Gli algoritmi sono in grado di intercettare le nuove tendenze e variazioni, per cui dando sufficiente respiro a questo, le chance potrebbero aumentare. Ma quello che farei con i modelli evoluti sarebbe più sviluppare modelli genetici in grado di dimostrarci dove andremo con un modello di potere molto al maschile, con tutto ciò che ne deriva sui versanti delle dinamiche sociali. E provando a perturbare il modello stesso con elementi più affini al genere femminile valutare quali benefici se ne potrebbero avere.

La scommessa però rimane sulla volontà di cedere ogni tanto il passo e non credo che un algoritmo possa arrivare alla complessità della nostra volontà”.

“In realtà – conclude Stefano Epifani, Presidente del Digital Transformation Institute – penso che la domanda di Giulia Baccarin sarebbe più corretta se posta in modo diverso: siamo disponibili ad accettare il fatto che a decidere il lavoro del futuro della nostra bambina sia un algoritmo la modalità in cui è formulato non viene condivisa con la società in cui sarà utilizzato?.

Nella domanda originale si da per scontato che un algoritmo discrimini. Non è l’algoritmo a discriminare, ma la scelta a monte di chi lo scrive che non può essere – come sottolinea Baccarin – fatta in stanze chiuse delle quali non si condividano le dinamiche. Sono queste scelte che vanno discusse e definite nell’ambito di politiche sociali specifiche ed attente.

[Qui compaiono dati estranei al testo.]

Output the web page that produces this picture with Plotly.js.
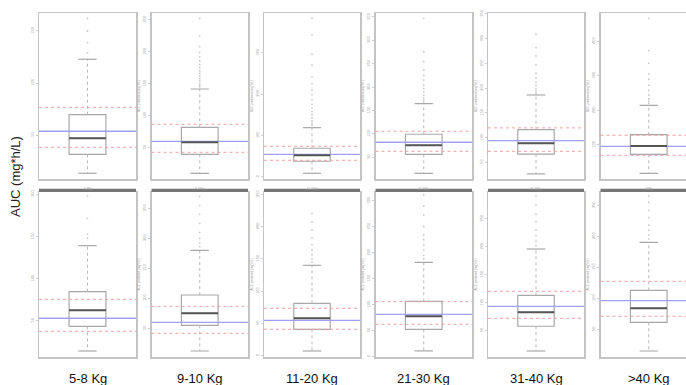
<!DOCTYPE html>
<html>
<head>
<meta charset="utf-8">
<script src="https://cdn.plot.ly/plotly-3.0.1.min.js"></script>
<style>
html,body{margin:0;padding:0;overflow:hidden;background:#fff;}
#chart{width:700px;height:385px;}
</style>
</head>
<body>
<div id="chart"></div>
<script>
// Weight groups (columns)
const groups = ['5-8 Kg', '9-10 Kg', '11-20 Kg', '21-30 Kg', '31-40 Kg', '>40 Kg'];
const stripText = ['5-8Kg', '9-10Kg', '11-20Kg', '21-30Kg', '31-40Kg', '>40Kg'];

// Top row box statistics (AUC, mg*h/L)
const q1Top  = [31.4, 39.7, 37.3, 56.4, 66.4, 73.1];
const medTop = [46.8, 58.4, 51.8, 75.6, 88.3, 97.1];
const q3Top  = [69.5, 81.9, 68.8, 99.2, 115.7, 129.8];
const lwTop  = [13.2, 10.0, 8.2, 15.8, 26.3, 18.2];
const uwTop  = [122.8, 141.7, 118.6, 164.5, 186.1, 214.7];
const redLoTop = [38.2, 42.8, 39.7, 62.8, 71.9, 70.2];
const redHiTop = [76.6, 86.6, 73.6, 105.6, 119.4, 128.0];
const blueTop  = [53.6, 60.0, 54.2, 82.1, 93.8, 96.2];
const outTop = [
  [129, 138.7, 150, 162],
  [145, 148, 151, 155, 158, 162, 166, 170, 175, 180, 186, 192, 199, 208, 224.5, 252],
  [125, 130, 135, 142, 150, 158, 166, 175, 186, 198, 210, 225, 242, 270, 296, 343, 383.5],
  [168, 172, 177, 183, 190, 197, 204.5, 215, 225, 236.6, 255, 275.7, 347],
  [190, 194, 199, 205.7, 212, 220, 230, 247, 265, 281.8, 309],
  [220, 226, 233, 244.5, 258, 273, 290, 305, 336, 372.5, 466]
];
const rangeTop = [[7.7, 167.3], [1.1, 260.5], [-5.6, 396], [3.6, 358.4], [15.9, 352], [1.7, 481.5]];
const dtickTop = [50, 50, 100, 50, 50, 100];

// Bottom row box statistics
const q1Bot  = [43.7, 55.0, 40.9, 52.7, 57.9, 61.3];
const medBot = [62.6, 75.0, 57.9, 77.7, 82.9, 83.9];
const q3Bot  = [84.6, 105.5, 81.1, 106.5, 113.2, 112.9];
const lwBot  = [14.5, 12.2, 7.3, 11.0, 13.7, 15.0];
const uwBot  = [139.0, 180.0, 139.9, 181.5, 195.9, 190.3];
const redLoBot = [37.8, 41.7, 40.9, 62.3, 72.1, 71.0];
const redHiBot = [75.6, 86.7, 73.4, 105.8, 120.4, 127.4];
const blueBot  = [53.2, 60.0, 54.8, 81.5, 93.6, 96.1];
const outBot = [
  [147.8, 152.5, 171.4, 197.7],
  [186, 192, 200, 210, 225, 240, 255, 270],
  [145, 150, 156, 163.6, 172, 182, 194.6, 207, 220.4],
  [188, 195, 205, 215, 225, 234, 250, 272.5, 290, 311],
  [202, 210, 220, 229.9, 245, 257.9, 275, 290.6],
  [196, 202, 210, 218, 230, 242, 255, 265]
];
const rangeBot = [[7.4, 202.5], [2.2, 277.2], [-2, 253.4], [-0.6, 316.7], [3, 297.8], [5.3, 271.5]];
const dtickBot = [50, 50, 50, 50, 50, 50];

// Layout geometry (pixels of a 700x385 canvas)
const W = 700, H = 385;
const colPx = [[39, 136], [151.5, 248], [264, 360], [375.5, 472], [488, 584], [600.5, 697]];
const topPx = [13, 179], botPx = [192, 357];
const boxW = 0.38, capW = 0.19;

const traces = [];
const shapes = [];
const annotations = [];
const layout = {
  width: W, height: H,
  margin: {l: 0, r: 0, t: 0, b: 0},
  paper_bgcolor: '#fff', plot_bgcolor: '#fff',
  showlegend: false,
  font: {family: 'Liberation Sans, Arial, sans-serif'}
};

function addPanel(idx, row, col) {
  const n = idx === 1 ? '' : String(idx);
  const xa = 'x' + n, ya = 'y' + n;
  const top = row === 0;
  const q1 = top ? q1Top : q1Bot, med = top ? medTop : medBot, q3 = top ? q3Top : q3Bot;
  const lw = top ? lwTop : lwBot, uw = top ? uwTop : uwBot;
  const rlo = top ? redLoTop : redLoBot, rhi = top ? redHiTop : redHiBot, bl = top ? blueTop : blueBot;
  const outs = top ? outTop : outBot;
  const rng = top ? rangeTop : rangeBot;
  const dt = top ? dtickTop : dtickBot;
  const ypx = top ? topPx : botPx;

  // whiskers (dotted) from box to fences
  traces.push({
    type: 'scatter', mode: 'lines', xaxis: xa, yaxis: ya,
    x: [0, 0, null, 0, 0], y: [q3[col], uw[col], null, q1[col], lw[col]],
    line: {color: '#b8b8b8', width: 1, dash: 'dot'}, hoverinfo: 'skip'
  });
  // whisker caps
  traces.push({
    type: 'scatter', mode: 'lines', xaxis: xa, yaxis: ya,
    x: [-capW / 2, capW / 2, null, -capW / 2, capW / 2],
    y: [uw[col], uw[col], null, lw[col], lw[col]],
    line: {color: '#a8a8a8', width: 1.2}, hoverinfo: 'skip'
  });
  // outliers
  traces.push({
    type: 'scatter', mode: 'markers', xaxis: xa, yaxis: ya,
    x: outs[col].map(() => 0), y: outs[col],
    marker: {size: 1.8, color: '#c8c8c8'}, hoverinfo: 'y'
  });
  // box body
  traces.push({
    type: 'box', xaxis: xa, yaxis: ya,
    x: [0], q1: [q1[col]], median: [med[col]], q3: [q3[col]],
    lowerfence: [q1[col]], upperfence: [q3[col]],
    boxpoints: false, width: boxW, whiskerwidth: 0,
    fillcolor: 'rgba(255,255,255,0)',
    line: {color: '#a8a8a8', width: 1.2}
  });

  const axKey = 'xaxis' + n, ayKey = 'yaxis' + n;
  layout[axKey] = {
    domain: [colPx[col][0] / W, colPx[col][1] / W],
    anchor: ya, range: [-0.5, 0.5],
    showticklabels: false, ticks: '', showgrid: false, zeroline: false,
    showline: true, mirror: true, linecolor: '#c4c4c4', linewidth: 1.5,
    fixedrange: true
  };
  layout[ayKey] = {
    domain: [1 - ypx[1] / H, 1 - ypx[0] / H],
    anchor: xa, range: rng[col], tick0: 0, dtick: dt[col],
    showgrid: false, zeroline: false,
    showline: true, mirror: true, linecolor: '#c4c4c4', linewidth: 1.5,
    ticks: 'outside', ticklen: 2, tickcolor: '#cfcfcf',
    tickfont: {size: 4, color: '#a0a0a0'}, tickangle: -90,
    title: col === 0 ? {text: ''} : {text: 'AUC predicted (mg*h/L)', font: {size: 3, color: '#a0a0a0'}, standoff: 2},
    fixedrange: true
  };

  // reference lines
  [rlo[col], rhi[col]].forEach(v => shapes.push({
    type: 'line', xref: xa + ' domain', x0: 0, x1: 1, yref: ya, y0: v, y1: v,
    line: {color: '#f4a0a0', width: 1, dash: 'dot'}
  }));
  shapes.push({
    type: 'line', xref: xa + ' domain', x0: 0, x1: 1, yref: ya, y0: bl[col], y1: bl[col],
    line: {color: '#a0a0f4', width: 1.3}
  });
  // dark median bar
  shapes.push({
    type: 'line', xref: xa, x0: -boxW / 2, x1: boxW / 2, yref: ya, y0: med[col], y1: med[col],
    line: {color: '#555', width: 2}
  });

  if (!top) {
    // facet strip
    shapes.push({
      type: 'rect', xref: xa + ' domain', x0: 0, x1: 1, yref: ya + ' domain', y0: 1.0, y1: 1.02,
      fillcolor: '#767676', line: {width: 0}
    });
    // group label below
    annotations.push({
      xref: xa + ' domain', x: 0.5, yref: 'paper', y: 1 - 378 / H,
      text: groups[col], showarrow: false, xanchor: 'center', yanchor: 'middle',
      font: {size: 13, color: '#111', family: 'Liberation Sans, Arial, sans-serif'}
    });
    // tiny strip text
    annotations.push({
      xref: xa + ' domain', x: 0.5, yref: 'paper', y: 1 - 188.5 / H,
      text: stripText[col], showarrow: false, xanchor: 'center', yanchor: 'middle',
      font: {size: 3, color: '#999'}
    });
  }
}

let idx = 1;
for (let row = 0; row < 2; row++) {
  for (let col = 0; col < 6; col++) {
    addPanel(idx, row, col);
    idx++;
  }
}

annotations.push({
  xref: 'paper', yref: 'paper', x: 15 / W, y: 1 - 177 / H,
  text: 'AUC (mg*h/L)', textangle: -90, showarrow: false,
  xanchor: 'center', yanchor: 'middle',
  font: {size: 13, color: '#222', family: 'Liberation Sans, Arial, sans-serif'}
});

layout.shapes = shapes;
layout.annotations = annotations;

Plotly.newPlot('chart', traces, layout, {displayModeBar: false, staticPlot: true});
</script>
</body>
</html>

Non sono certo che la soluzione passi da un semplicistico egualitarismo che taglia le differenze in nome di un tanto fantasioso quanto dannoso siamo tutti uguali, che fa sì che il sistema non debba tenere in considerazione le differenze (di genere come altre). Sono invece convinto che tali differenze (tra donne e uomini, ma anche tra giovani e meno giovani, tra normodotati e diversamente abili, e – in generale – tra chi è in una posizione di maggiore forza e chi, invece, ha esigenze diverse che vanno tutelate) debba prenderle in considerazione, e con grande attenzione, il sistema politico (che poi deve generare quello informatico). E quello che serve oggi, al solito, è la consapevolezza da parte di una classe politica (che mai come in questo periodo si sta dimostrando inadeguata e cialtrona) che alcune scelte non sono più rimandabili. Perchè, come dicevo prima, non è l’algoritmo a discriminare o meno, ma la logica politica di chi lo disegna. E dobbiamo passare da logiche e politiche orientate a non discriminare a logiche e politiche orientate a valorizzare le differenze e farne tesoro per la società. Perché se non è questa l’essenza reale delle Smart City e della Smart Society allora stiamo davvero tutti perdendo tempo. Ma per farlo ci vorrebbero politici consapevoli di questa dinamica di cambiamento, e su questo, evidentemente, dobbiamo ancora fare molta strada. La soluzione, purtroppo, non sarà evitare il problema, ma vedere questo problema risolto in stanze di cui probabilmente non conosceremo nemmeno gli occupanti.

Gli algoritmi aiutano a capire, ma per capire bisogna porre le giuste domande e farlo con i giusti obiettivi.”